By Tamara Bhandari
One of the greatest frustrations regarding urinary tract infections, also called UTIs, is that they so often recur. UTIs are caused by bacteria in the urinary tract and characterized by frequent and painful urination. A round of antibiotics usually clears up the symptoms, but the relief is often temporary: A quarter of women go on to develop a second UTI within six months. Some unfortunate individuals get UTIs over and over, and require antibiotics every few months.
A new study—published May 2 in Nature Microbiology—suggests that women who get recurrent UTIs may be caught in a vicious cycle in which antibiotics given to eradicate one infection predispose them to develop another. The study, by researchers at Washington University School of Medicine and the Broad Institute of MIT and Harvard, showed that a round of antibiotics eliminates disease-causing bacteria from the bladder but not from the intestines.
Surviving bacteria in the gut can multiply and spread to the bladder again, causing another UTI. At the same time, repeated cycles of antibiotics wreak havoc on the community of helpful bacteria that normally live in the intestines, the so-called gut microbiome. Women in the study with recurrent UTIs had less diverse microbiomes, and those microbiomes were deficient in an important group of bacteria that helps regulate inflammation.
These study participants also had a distinct immunological signature in their blood indicative
of inflammation. “It’s frustrating for women who are coming in to the doctor with recurrence after recurrence after recurrence, and the doctor, who’s typically male, gives them advice about hygiene,” says co-senior author and Washington University researcher Scott Hultgren, PhD. “That’s not necessarily what the problem is. It’s not necessarily poor hygiene that’s causing this. The problem lies in the disease itself, in this connection between the gut and the bladder and levels of inflammation. Basically, physicians don’t know what to do with recurrent UTI. All they have is antibiotics, so they throw more antibiotics at the problem, which probably just makes things worse.”

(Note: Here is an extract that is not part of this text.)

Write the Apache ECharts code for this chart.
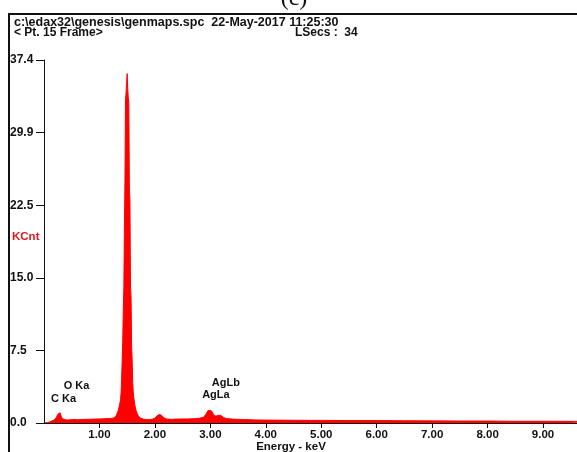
<!DOCTYPE html>
<html>
<head>
<meta charset="utf-8">
<script src="https://cdn.jsdelivr.net/npm/echarts@6/dist/echarts.min.js"></script>
<style>
  html, body { margin: 0; padding: 0; background: #fff; }
  #chart { width: 577px; height: 452px; }
</style>
</head>
<body>
<div id="chart"></div>
<script>
// EDS spectrum: [energy keV, KCnt]
const lowRange = [[0.00,0],[0.06,0.05],[0.10,0.1],[0.14,0.2],[0.18,0.3],[0.22,0.55],[0.25,0.9],[0.27,1.1],[0.29,1.05],[0.31,0.7],[0.33,0.45],[0.36,0.36],[0.40,0.32],[0.45,0.32],[0.50,0.35],[0.53,0.4],[0.56,0.36],[0.60,0.34],[0.70,0.36],[0.80,0.38],[0.90,0.4],[1.00,0.42],[1.10,0.44],[1.20,0.47],[1.26,0.52]];
const alKaRange = [[1.28,0.6],[1.30,0.75],[1.32,1.0],[1.34,1.3],[1.36,1.8],[1.38,2.4],[1.39,3.1],[1.40,4.5],[1.41,6.5],[1.42,8.5],[1.43,11.5],[1.44,14],[1.45,20],[1.46,25],[1.47,33.3],[1.48,34],[1.49,35],[1.50,36.0],[1.51,34.5],[1.52,33.5],[1.53,33],[1.54,24],[1.55,23],[1.56,14],[1.57,13],[1.58,8],[1.59,6.5],[1.60,4.2],[1.61,3.1],[1.62,2.6],[1.64,1.8],[1.66,1.3],[1.68,1.0],[1.70,0.75],[1.74,0.5],[1.80,0.38]];
const midRange = [[1.85,0.35],[1.90,0.35],[1.95,0.38],[2.00,0.5],[2.04,0.75],[2.08,0.88],[2.12,0.8],[2.16,0.55],[2.20,0.42],[2.30,0.38],[2.40,0.4],[2.50,0.42],[2.60,0.42],[2.70,0.45],[2.80,0.48]];
const agRange = [[2.88,0.6],[2.92,0.9],[2.96,1.3],[2.99,1.42],[3.02,1.25],[3.06,0.85],[3.10,0.7],[3.15,0.8],[3.19,0.78],[3.24,0.55],[3.30,0.45],[3.40,0.4]];
const tailRange = [[3.60,0.36],[3.80,0.32],[4.00,0.3],[4.50,0.28],[5.00,0.27],[5.50,0.25],[6.00,0.25],[6.50,0.23],[7.00,0.22],[7.50,0.2],[8.00,0.2],[8.50,0.18],[9.00,0.18],[9.50,0.17],[10.00,0.15]];

// Vertical scale ticks (full scale 37.4 KCnt in five steps)
const yTickLabels = ['0.0', '7.5', '15.0', '22.5', '29.9', '37.4'];
const yFullScale = 37.4;

// Line identification labels, anchored at [keV, KCnt]
const peakLabels = [
  { name: 'AlKa', at: [1.54, 37.6] },
  { name: 'O Ka', at: [0.586, 3.81] },
  { name: 'C Ka', at: [0.352, 2.47] },
  { name: 'AgLb', at: [3.28, 4.15] },
  { name: 'AgLa', at: [3.10, 2.88] }
];

const headerLine1 = 'c:\\edax32\\genesis\\genmaps.spc  22-May-2017 11:25:30';
const headerLine2 = '< Pt. 15 Frame>';
const liveSecs = 'LSecs :  34';

const spectrum = [].concat(lowRange, alKaRange, midRange, agRange, tailRange);
const FONT = '"Liberation Sans", Arial, sans-serif';
const INK = '#111';

const chart = echarts.init(document.getElementById('chart'), null, { renderer: 'canvas' });
const yStep = yFullScale / 5;

chart.setOption({
  animation: false,
  backgroundColor: '#fff',
  // the energy axis runs on past the right edge of the page (10 keV at ~598px)
  grid: { left: 44, top: 60, bottom: 29, width: 554.5, containLabel: false, outerBoundsMode: 'none' },
  xAxis: {
    type: 'value', min: 0, max: 10, interval: 1, z: 3,
    axisLine: { show: true, lineStyle: { color: INK, width: 1 } },
    axisTick: { show: true, length: 5, lineStyle: { color: INK } },
    splitLine: { show: false },
    axisLabel: {
      margin: 6, color: INK, fontFamily: FONT, fontSize: 11.5, fontWeight: 'bold',
      showMinLabel: false, showMaxLabel: false,
      formatter: v => v.toFixed(2)
    }
  },
  yAxis: {
    type: 'value', min: 0, max: yFullScale, interval: yStep, z: 3,
    axisLine: { show: true, lineStyle: { color: INK, width: 1 } },
    axisTick: { show: true, length: 8, lineStyle: { color: INK } },
    splitLine: { show: false },
    axisLabel: {
      margin: 34, align: 'left', color: INK, fontFamily: FONT, fontSize: 12, fontWeight: 'bold',
      formatter: v => yTickLabels[Math.round(v / yStep)] || ''
    }
  },
  series: [
    {
      type: 'line', data: spectrum, showSymbol: false, smooth: false,
      lineStyle: { color: '#ff0000', width: 1 },
      areaStyle: { color: '#ff0000', opacity: 1 },
      z: 2
    },
    {
      type: 'scatter', symbolSize: 1, itemStyle: { color: 'rgba(0,0,0,0)' },
      data: peakLabels.map(p => ({ name: p.name, value: p.at })),
      label: {
        show: true, position: 'inside', formatter: '{b}', color: INK, opacity: 1,
        textBorderWidth: 0, textBorderColor: 'transparent',
        fontFamily: FONT, fontSize: 11, fontWeight: 'bold'
      },
      z: 4
    }
  ],
  graphic: [
    { type: 'text', x: 294, y: 11,
      style: { text: '(c)', font: '24px "Liberation Serif", "Times New Roman", serif', fill: INK,
               align: 'center', verticalAlign: 'bottom' } },
    { type: 'line', shape: { x1: 9, y1: 14, x2: 577, y2: 14 }, style: { stroke: INK, lineWidth: 2 } },
    { type: 'line', shape: { x1: 9, y1: 13, x2: 9, y2: 452 }, style: { stroke: INK, lineWidth: 2 } },
    { type: 'text', x: 14, y: 22.5,
      style: { text: headerLine1, font: 'bold 12.5px ' + FONT, fill: INK, verticalAlign: 'middle' } },
    { type: 'text', x: 14, y: 33,
      style: { text: headerLine2, font: 'bold 12px ' + FONT, fill: INK, verticalAlign: 'middle' } },
    { type: 'text', x: 295, y: 33,
      style: { text: liveSecs, font: 'bold 12px ' + FONT, fill: INK, verticalAlign: 'middle' } },
    { type: 'text', x: 12, y: 237,
      style: { text: 'KCnt', font: 'bold 11.5px ' + FONT, fill: '#e8141c', verticalAlign: 'middle' } },
    { type: 'text', x: 291, y: 447,
      style: { text: 'Energy - keV', font: 'bold 11.5px ' + FONT, fill: INK, align: 'center', verticalAlign: 'middle' } }
  ]
});
</script>
</body>
</html>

Most UTIs are caused by Escherichia coli (E. coli) bacteria from the intestines that get into the urinary tract. To understand why some women get infection after infection and others get one or none, Hultgren teamed up with Broad Institute scientists Ashlee Earl, PhD, the senior group leader for the Bacterial Genomics Group at Broad and the paper’s co-senior author, and Colin Worby, PhD, a computational biologist and the paper’s lead author.

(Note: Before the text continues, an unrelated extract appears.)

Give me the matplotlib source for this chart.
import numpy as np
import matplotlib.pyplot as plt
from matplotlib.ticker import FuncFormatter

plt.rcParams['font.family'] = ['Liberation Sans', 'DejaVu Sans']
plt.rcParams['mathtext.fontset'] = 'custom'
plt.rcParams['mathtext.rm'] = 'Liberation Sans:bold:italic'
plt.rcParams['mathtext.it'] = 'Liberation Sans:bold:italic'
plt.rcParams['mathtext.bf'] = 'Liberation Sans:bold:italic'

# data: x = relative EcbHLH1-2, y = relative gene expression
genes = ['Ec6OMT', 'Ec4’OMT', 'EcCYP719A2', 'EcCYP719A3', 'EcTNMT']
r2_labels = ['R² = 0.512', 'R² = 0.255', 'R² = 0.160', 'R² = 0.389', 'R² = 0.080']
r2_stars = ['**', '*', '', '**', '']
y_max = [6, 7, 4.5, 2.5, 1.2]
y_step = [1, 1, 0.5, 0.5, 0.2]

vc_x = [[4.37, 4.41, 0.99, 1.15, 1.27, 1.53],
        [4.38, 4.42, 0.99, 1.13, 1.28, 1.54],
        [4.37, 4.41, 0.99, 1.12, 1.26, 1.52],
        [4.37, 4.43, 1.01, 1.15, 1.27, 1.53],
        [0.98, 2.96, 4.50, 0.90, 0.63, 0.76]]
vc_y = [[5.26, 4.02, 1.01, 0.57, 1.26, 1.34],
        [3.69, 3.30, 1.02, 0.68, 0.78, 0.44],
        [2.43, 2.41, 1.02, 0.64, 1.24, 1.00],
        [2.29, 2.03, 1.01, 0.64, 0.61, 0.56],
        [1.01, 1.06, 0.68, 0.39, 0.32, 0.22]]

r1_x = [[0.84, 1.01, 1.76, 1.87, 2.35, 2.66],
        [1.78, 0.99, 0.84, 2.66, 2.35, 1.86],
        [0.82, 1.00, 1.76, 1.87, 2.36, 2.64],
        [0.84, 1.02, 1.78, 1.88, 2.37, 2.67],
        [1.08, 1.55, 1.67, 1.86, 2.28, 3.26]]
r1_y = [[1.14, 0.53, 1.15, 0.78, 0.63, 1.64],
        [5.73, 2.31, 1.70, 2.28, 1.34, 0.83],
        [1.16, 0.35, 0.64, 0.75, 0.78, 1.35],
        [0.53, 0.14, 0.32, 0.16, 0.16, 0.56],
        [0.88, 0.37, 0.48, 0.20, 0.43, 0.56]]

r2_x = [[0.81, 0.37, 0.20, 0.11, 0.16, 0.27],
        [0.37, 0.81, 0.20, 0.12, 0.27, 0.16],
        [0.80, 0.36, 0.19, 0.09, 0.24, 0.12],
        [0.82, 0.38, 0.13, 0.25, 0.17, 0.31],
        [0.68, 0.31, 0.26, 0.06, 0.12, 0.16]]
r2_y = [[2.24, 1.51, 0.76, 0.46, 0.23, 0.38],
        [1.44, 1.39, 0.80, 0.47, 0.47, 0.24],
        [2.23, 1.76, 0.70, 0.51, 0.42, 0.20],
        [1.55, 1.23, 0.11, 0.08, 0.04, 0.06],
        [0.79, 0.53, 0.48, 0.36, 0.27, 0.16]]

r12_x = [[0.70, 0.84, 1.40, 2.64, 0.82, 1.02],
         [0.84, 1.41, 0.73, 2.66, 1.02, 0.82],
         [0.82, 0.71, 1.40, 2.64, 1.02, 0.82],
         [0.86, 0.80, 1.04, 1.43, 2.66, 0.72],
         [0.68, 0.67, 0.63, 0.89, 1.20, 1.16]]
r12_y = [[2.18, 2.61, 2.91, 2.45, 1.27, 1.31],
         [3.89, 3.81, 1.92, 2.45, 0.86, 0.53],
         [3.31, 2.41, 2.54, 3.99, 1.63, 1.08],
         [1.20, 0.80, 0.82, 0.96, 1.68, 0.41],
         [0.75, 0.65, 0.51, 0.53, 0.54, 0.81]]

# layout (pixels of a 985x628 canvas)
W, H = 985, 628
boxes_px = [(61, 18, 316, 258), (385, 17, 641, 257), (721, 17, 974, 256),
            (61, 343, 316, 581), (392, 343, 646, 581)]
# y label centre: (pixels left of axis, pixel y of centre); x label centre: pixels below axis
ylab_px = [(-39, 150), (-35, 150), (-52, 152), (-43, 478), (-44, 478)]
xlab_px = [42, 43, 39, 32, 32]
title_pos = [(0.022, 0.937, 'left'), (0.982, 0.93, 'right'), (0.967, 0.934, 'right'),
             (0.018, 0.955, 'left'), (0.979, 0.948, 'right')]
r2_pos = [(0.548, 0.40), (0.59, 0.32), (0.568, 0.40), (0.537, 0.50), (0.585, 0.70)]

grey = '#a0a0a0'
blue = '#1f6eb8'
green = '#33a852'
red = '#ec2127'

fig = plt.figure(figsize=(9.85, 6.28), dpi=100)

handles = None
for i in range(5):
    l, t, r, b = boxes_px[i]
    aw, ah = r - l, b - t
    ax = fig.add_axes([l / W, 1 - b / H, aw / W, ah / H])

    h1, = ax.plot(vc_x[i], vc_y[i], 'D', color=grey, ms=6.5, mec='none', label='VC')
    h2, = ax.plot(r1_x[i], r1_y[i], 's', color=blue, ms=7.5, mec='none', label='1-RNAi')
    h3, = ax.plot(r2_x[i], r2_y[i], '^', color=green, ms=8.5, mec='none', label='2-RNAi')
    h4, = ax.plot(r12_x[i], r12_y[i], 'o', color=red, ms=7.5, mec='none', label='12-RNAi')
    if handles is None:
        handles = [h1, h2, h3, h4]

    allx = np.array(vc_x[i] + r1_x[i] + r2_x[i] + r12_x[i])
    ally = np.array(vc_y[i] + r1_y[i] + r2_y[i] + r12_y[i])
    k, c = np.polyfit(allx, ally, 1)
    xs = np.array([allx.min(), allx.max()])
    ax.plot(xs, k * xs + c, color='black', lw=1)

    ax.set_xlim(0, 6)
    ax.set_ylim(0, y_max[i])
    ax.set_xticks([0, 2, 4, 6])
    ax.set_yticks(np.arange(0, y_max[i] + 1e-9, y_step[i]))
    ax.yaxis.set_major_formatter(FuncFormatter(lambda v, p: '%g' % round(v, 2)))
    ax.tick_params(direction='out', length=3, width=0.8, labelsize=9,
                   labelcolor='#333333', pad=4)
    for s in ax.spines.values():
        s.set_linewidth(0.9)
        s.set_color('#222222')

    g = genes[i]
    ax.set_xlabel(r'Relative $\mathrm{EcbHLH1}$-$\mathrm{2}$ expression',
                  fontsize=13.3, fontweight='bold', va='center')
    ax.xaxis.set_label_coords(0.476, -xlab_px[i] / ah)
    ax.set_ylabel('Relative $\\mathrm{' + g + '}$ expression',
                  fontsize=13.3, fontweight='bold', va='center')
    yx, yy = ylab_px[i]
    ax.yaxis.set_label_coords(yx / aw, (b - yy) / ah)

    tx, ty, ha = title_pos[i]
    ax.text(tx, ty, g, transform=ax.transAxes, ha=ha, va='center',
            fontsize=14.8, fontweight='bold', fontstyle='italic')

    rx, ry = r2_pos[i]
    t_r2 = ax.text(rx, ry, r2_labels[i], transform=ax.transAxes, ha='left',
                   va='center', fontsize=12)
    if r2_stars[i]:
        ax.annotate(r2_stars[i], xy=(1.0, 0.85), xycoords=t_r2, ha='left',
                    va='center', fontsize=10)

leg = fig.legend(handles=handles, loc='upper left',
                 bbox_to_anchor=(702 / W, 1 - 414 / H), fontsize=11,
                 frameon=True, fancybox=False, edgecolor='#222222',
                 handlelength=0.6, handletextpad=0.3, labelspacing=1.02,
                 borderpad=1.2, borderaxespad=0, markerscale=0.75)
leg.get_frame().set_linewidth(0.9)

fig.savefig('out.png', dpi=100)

The researchers studied 15 women with histories of recurrent UTIs and 16 women without. All participants provided urine and blood samples at the start of the study and monthly stool samples. The team analyzed the bacterial composition in the stool samples, tested the urine for the presence of bacteria, and measured gene expression in blood samples.
Over the course of a year, 24 UTIs occurred, all in participants with histories of repeated UTIs. When participants were diagnosed with a UTI, the team took additional urine, blood and stool samples.
The difference between the women who got repeated UTIs and those who didn’t, surprisingly, didn’t come down to the kind of E. coli in their intestines or even the presence of E. coli in their bladders. Both groups carried E. coli strains in their guts capable of causing UTIs, and such strains occasionally spread to their bladders.
The real difference was in the makeup of their gut microbiomes. Patients with repeat infections showed decreased diversity of healthy gut microbial species, which could provide more opportunities for disease-causing species to gain a foothold and multiply. Notably, the microbiomes of women with recurrent UTIs were particularly scarce in bacteria that produce butyrate, a short-chain fatty acid with anti-inflammatory effects.
“We think that women in the control group were able to clear the bacteria from their bladders before they caused disease, and women with recurrent UTI were not, because of a distinct immune response to bacterial invasion of the bladder potentially mediated by the gut microbiome,” Worby says. The findings highlight the importance of finding alternatives to antibiotics for treating UTIs. “Our study clearly demonstrates that antibiotics do not prevent future infections or clear UTI-causing strains from the gut, and they may even make recurrence more likely by keeping the microbiome in a disrupted state,” Worby notes.
Hultgren has long worked on finding innovative therapies to eradicate disease-causing strains of E. coli from the body while sparing the rest of the bacterial community. His research forms the basis of an experimental drug based on the sugar mannoside and an investigational vaccine, both of which are being tested in people. Another strategy would be to rebalance the microbiome through fecal transplants, probiotic foods or other means.
“This is one of the most common infections in the United States, if not the world,” Hultgren says. “A good percentage of these UTI patients go on to get these chronic recurrences, and it results in decreased quality of life. There is a real need to develop better therapeutics that break this vicious cycle.”